Taha Akyol’un 2014’te yazdığı “Gayrımeşru sayarız” başlıklı yazısında “Cemaatçi olması mümkün değil” dediği 3 ismin de FETÖ’den tutuklandığı, ikisinin de itirafçı olduğu ortaya çıktı.
Hürriyet yazarı Taha Akyol’un 2014’te yazdığı “Gayrımeşru sayarız” başlıklı yazısında “Cemaatçi olması mümkün değil” dediği 3 ismin de FETÖ soruşturmaları kapsamında tutuklandığı, ikisinin de itirafçı olduğu ortaya çıktı.
O üç isim; dönemin HSYK 1., 2. ve 3. Daire Başkanları İbrahim Okur, Nesibe Özer ve Ahmet Hamsici FETÖ soruşturmaları kapsamında tutuklandı.
İbrahim Okur ve Ahmet Hamsici, etkin pişmanlıktan yararlanmak istediklerini belirterek itirafçı oldu. Bu talebin ardından Ahmet Hamsici de serbest bırakıldı.
Taha Akyol ise 2014’te yazdığı yazıda bu üç isim hakkında “Cemaatçi olması mümkün değil” diyerek şu ifadeleri kaleme almıştı:
“Karalama kampanyasının HSYK’daki baş hedefleri 1. Daire Başkanı İbrahim Okur, 2. Daire Başkanı Nesibe Özer, 3. Daire Başkanı Ahmet Hamsici… Nice zamandır “paralel, kripto, haşhaşi” diye saldırıya uğruyorlar. Bunların hiçbirinin cemaatçi olması mümkün değildir. Ne hayat tarzları ne kişilikleri buna müsaittir. Ahmet Hamsici’yi bir tek defa Afyon’da yapılan bir panelde gördüm, tanıştık. Benden “hâkim ve savcıların tarafsızlığının önemi hakkında konuşmamı” rica etmişti. Sohbetimizde tamamen bağımsız, bağlantısız Karadenizli bir hukuk adamı görmüştüm. Peki, Hamsici falanca soruşturmayı niye açtı, ötekini niye açmadı? Dosyalarda ne var, yasal usuller nedir, biliyor muyuz? Bilmeye gerek yok, “Kripto” der, geçeriz! Nesibe Özer’le CNN Türk’teki program vesilesiyle tanıştım. Yargı bağımsızlığı konusunda bir hukukçuda olması gereken bütün hassasiyetlere sahip bir hukuk insanı. Program boyunca yargı bağımsızlığını ve tarafsızlığını savunmuştu.”

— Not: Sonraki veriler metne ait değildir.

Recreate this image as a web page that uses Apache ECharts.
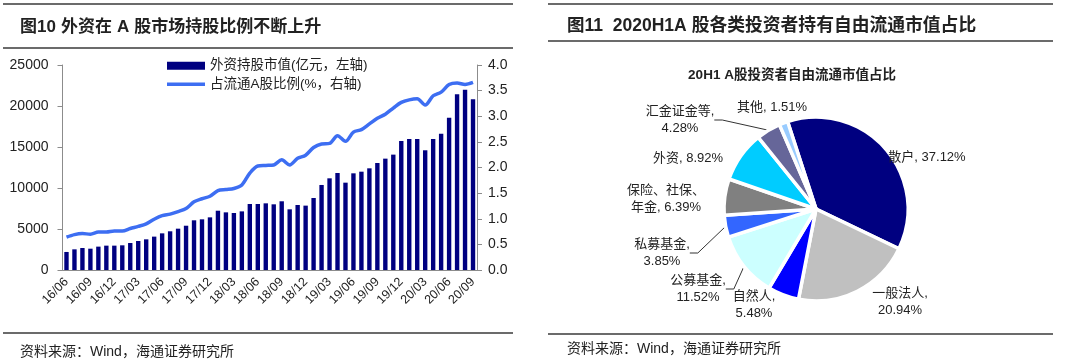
<!DOCTYPE html>
<html><head><meta charset="utf-8">
<script src="https://cdn.jsdelivr.net/npm/echarts@6/dist/echarts.min.js"></script>
<style>html,body{margin:0;padding:0;background:#fff}#c{width:1080px;height:361px}</style>
</head><body><div id="c"></div>
<script>
const months = ['16/06','16/07','16/08','16/09','16/10','16/11','16/12','17/01','17/02','17/03','17/04','17/05','17/06','17/07','17/08','17/09','17/10','17/11','17/12','18/01','18/02','18/03','18/04','18/05','18/06','18/07','18/08','18/09','18/10','18/11','18/12','19/01','19/02','19/03','19/04','19/05','19/06','19/07','19/08','19/09','19/10','19/11','19/12','20/01','20/02','20/03','20/04','20/05','20/06','20/07','20/08','20/09'];
const holdValue = [2200,2520,2680,2600,2850,2970,2970,3010,3290,3540,3740,4070,4470,4720,5040,5400,6060,6180,6420,7230,7030,6950,7150,8050,8050,8130,8010,8380,7400,7930,7850,8780,10370,11180,11830,10650,11790,11990,12400,13050,13580,14070,15730,15980,15980,14600,15980,16630,18580,21430,21990,20820];
const holdRatio = [0.64,0.69,0.71,0.70,0.74,0.74,0.76,0.76,0.81,0.85,0.90,0.99,1.06,1.09,1.14,1.20,1.33,1.39,1.44,1.55,1.57,1.59,1.66,1.89,2.03,2.04,2.05,2.15,2.05,2.18,2.24,2.39,2.46,2.47,2.62,2.51,2.69,2.74,2.85,2.96,3.04,3.16,3.27,3.32,3.34,3.22,3.40,3.47,3.62,3.65,3.62,3.66];
const leftTicks = [0, 25000, 5000];
const rightTicks = [0, 4, 0.5];
const seriesNames = ['外资持股市值(亿元，左轴)', '占流通A股比例(%，右轴)'];

const pieNames = ['散户','一般法人','自然人','公募基金','私募基金','保险、社保、年金','外资','汇金证金等','其他'];
const pieValues = [37.12,20.94,5.48,11.52,3.85,6.39,8.92,4.28,1.51];
const pieLabelText = ['散户, 37.12%','一般法人,\n20.94%','自然人,\n5.48%','公募基金,\n11.52%','私募基金,\n3.85%','保险、社保、\n年金, 6.39%','外资, 8.92%','汇金证金等,\n4.28%','其他, 1.51%'];

// styling / layout (not data)
const pieColors = ['#000080','#c0c0c0','#0000ff','#ccffff','#3366ff','#808080','#00ccff','#666699','#99ccff'];
const pieLabelPos = [[927,157],[900,302],[754,305],[698,289],[662,253],[666,199],[688,158],[680,120],[772,107]];
const pieLeader = [false,false,false,true,true,false,false,true,false];

const FONT = "'Liberation Sans', Arial, 'Noto Sans CJK SC', sans-serif";
const TXT = '#222';
const LINE_BLUE = '#3d6ef2';

const chart = echarts.init(document.getElementById('c'), null, {renderer:'canvas'});
const hline = (x1,x2,y)=>({type:'line', shape:{x1,y1:y,x2,y2:y}, style:{stroke:'#3a3a3a', lineWidth:1.5}, silent:true});

chart.setOption({
  animation:false,
  textStyle:{fontFamily:FONT},
  title:[
    {text:'{b|图10} {n|外资在} {b|A} {n|股市场持股比例不断上升}', left:15, top:13,
     textStyle:{rich:{b:{fontSize:17,fontWeight:'bold',color:TXT,fontFamily:FONT},n:{fontSize:17,color:TXT,fontFamily:FONT}}}},
    {text:'{b|图11  2020H1A} {n|股各类投资者持有自由流通市值占比}', left:562, top:12,
     textStyle:{rich:{b:{fontSize:17.5,fontWeight:'bold',color:TXT,fontFamily:FONT},n:{fontSize:17.8,color:TXT,fontFamily:FONT}}}},
    {text:'20H1 A股投资者自由流通市值占比', left:787, top:64, textAlign:'center',
     textStyle:{fontSize:13.5,fontWeight:'bold',color:TXT,fontFamily:FONT}},
    {text:'资料来源：Wind，海通证券研究所', left:15, top:340, textStyle:{fontSize:14,fontWeight:'normal',color:TXT,fontFamily:FONT}},
    {text:'资料来源：Wind，海通证券研究所', left:562, top:337, textStyle:{fontSize:14,fontWeight:'normal',color:TXT,fontFamily:FONT}}
  ],
  graphic:[hline(3,513,4), hline(3,513,48), hline(3,513,333), hline(548,1053,4), hline(548,1053,41), hline(548,1053,334)],
  legend:{orient:'vertical', left:162, top:54, itemWidth:38, itemHeight:8, itemGap:5,
    textStyle:{fontSize:13.5,color:TXT,fontFamily:FONT},
    data:[
      {name:seriesNames[0], icon:'rect', itemStyle:{color:'#000080'}},
      {name:seriesNames[1], icon:'path://M0,0M38,8M0,2.2h38v3.6h-38z', itemStyle:{color:LINE_BLUE, borderWidth:0}}
    ]},
  grid:{left:62.5, right:603, top:65, bottom:91},
  xAxis:{type:'category', data:months, boundaryGap:true,
    axisLine:{lineStyle:{color:'#8c8c8c',width:1}},
    axisTick:{interval:2, length:5, lineStyle:{color:'#8c8c8c'}},
    axisLabel:{interval:2, rotate:45, fontSize:12.5, color:TXT, margin:10, fontFamily:FONT}},
  yAxis:[
    {type:'value', min:leftTicks[0], max:leftTicks[1], interval:leftTicks[2], splitLine:{show:false},
     axisLine:{show:true,lineStyle:{color:'#8c8c8c'}}, axisTick:{show:true,length:5,lineStyle:{color:'#8c8c8c'}},
     axisLabel:{fontSize:14,color:TXT,margin:14,fontFamily:FONT,formatter:v=>String(v)}},
    {type:'value', min:rightTicks[0], max:rightTicks[1], interval:rightTicks[2], splitLine:{show:false},
     axisLine:{show:true,lineStyle:{color:'#8c8c8c'}}, axisTick:{show:true,length:5,lineStyle:{color:'#8c8c8c'}},
     axisLabel:{fontSize:14,color:TXT,margin:11,fontFamily:FONT,formatter:v=>v.toFixed(1)}}
  ],
  series:[
    {name:seriesNames[0], type:'bar', data:holdValue, yAxisIndex:0, barWidth:'55%', itemStyle:{color:'#000080'}},
    {name:seriesNames[1], type:'line', data:holdRatio, yAxisIndex:1, smooth:0.3, symbol:'none',
     lineStyle:{color:LINE_BLUE, width:3.5}, itemStyle:{color:LINE_BLUE}},
    {type:'pie', center:[816,209], radius:92, startAngle:108, clockwise:true,
     itemStyle:{borderColor:'#fff', borderWidth:3.5},
     label:{show:true, position:'outside', fontSize:13, color:TXT, fontFamily:FONT, lineHeight:17,
       formatter:p=>pieLabelText[p.dataIndex]},
     labelLine:{show:false, length:8, length2:8, lineStyle:{color:'#333',width:1}},
     labelLayout:p=>({x:pieLabelPos[p.dataIndex][0], y:pieLabelPos[p.dataIndex][1], align:'center', verticalAlign:'middle'}),
     data:pieNames.map((n,i)=>({name:n, value:pieValues[i], itemStyle:{color:pieColors[i]}, labelLine:{show:pieLeader[i]}}))
    }
  ]
});
</script></body></html>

YİNE KISA SÜRE ÖNCE ŞU OLMUŞTU
Taha Akyol ve onun oğlu Mustafa Akyol, 17 Aralık’ta yolsuzlukların bahane gösterilerek hükümeti yıkmaya teşebbüs edilen girişimin ardından hükümetin karşısında yer almıştı.
Baba oğul, açıktan açığa renk vermiyorlardı belki ama yolsuzlukları bahane ederek hükümetin kendine çeki düzen vermesi gerektiğini belirterek 17/25 Aralık girişimlerini meşrulaştırmaya çalışıyorlardı.
15 Temmuz askeri darbe girişiminde ise önceleri sessiz kalan Akyol, darbe girişimi başarısız olunca darbecileri satıp ateş püskürmeye başladı.
Darbe başarılı olsaydı Türkiye cuntanın diktatörlüğü altında kalacak, anayasa ve bütün hukuk sistemi askıya alınacak, hiç kimsenin hak ve özgürlüğü kalmayacaktı.
GÜLEN’İN HABERİ OLMAMASI MÜMKÜN DEĞİL
Türkiye NATO ve AB’den tecrit edilecek, Ortadoğu ve Asya’daki diktatörlük ülkeleriyle aynı kategoride yer alacak ve PKK hayal bile edemeyeceği desteklere sahip olacaktı.
Ordudaki darbeye karşı çıkan komuta kademesi, polis ve halk kitleleri Türkiye’yi böyle bir felaketten kurtardı.
Cemaat denilen sıkı dokulu yapı dikkate alındığında, Gülen’in ayrıntıları değilse bile ana hatlarını bilmiyor olması, onun onayı olmadan yapılması mümkün değildir.
MUSTAFA AKYOL: KAHROLSUN FETHULLAH GÜLEN
Diğer taraftan Taha Akyol’un oğlu Mustafa Akyol ise Gülen ve örgütüne tam destek vermekten vazgeçti. Gülen için “Kahrolsun” bile dedi. İşte attığı tweet’lerden biri:
“Bu alçak darbe girişiminin ardında cemaat örgütlenmesi varsa, kahrolsun cemaat, kahrolsun Fethullah Gülen.”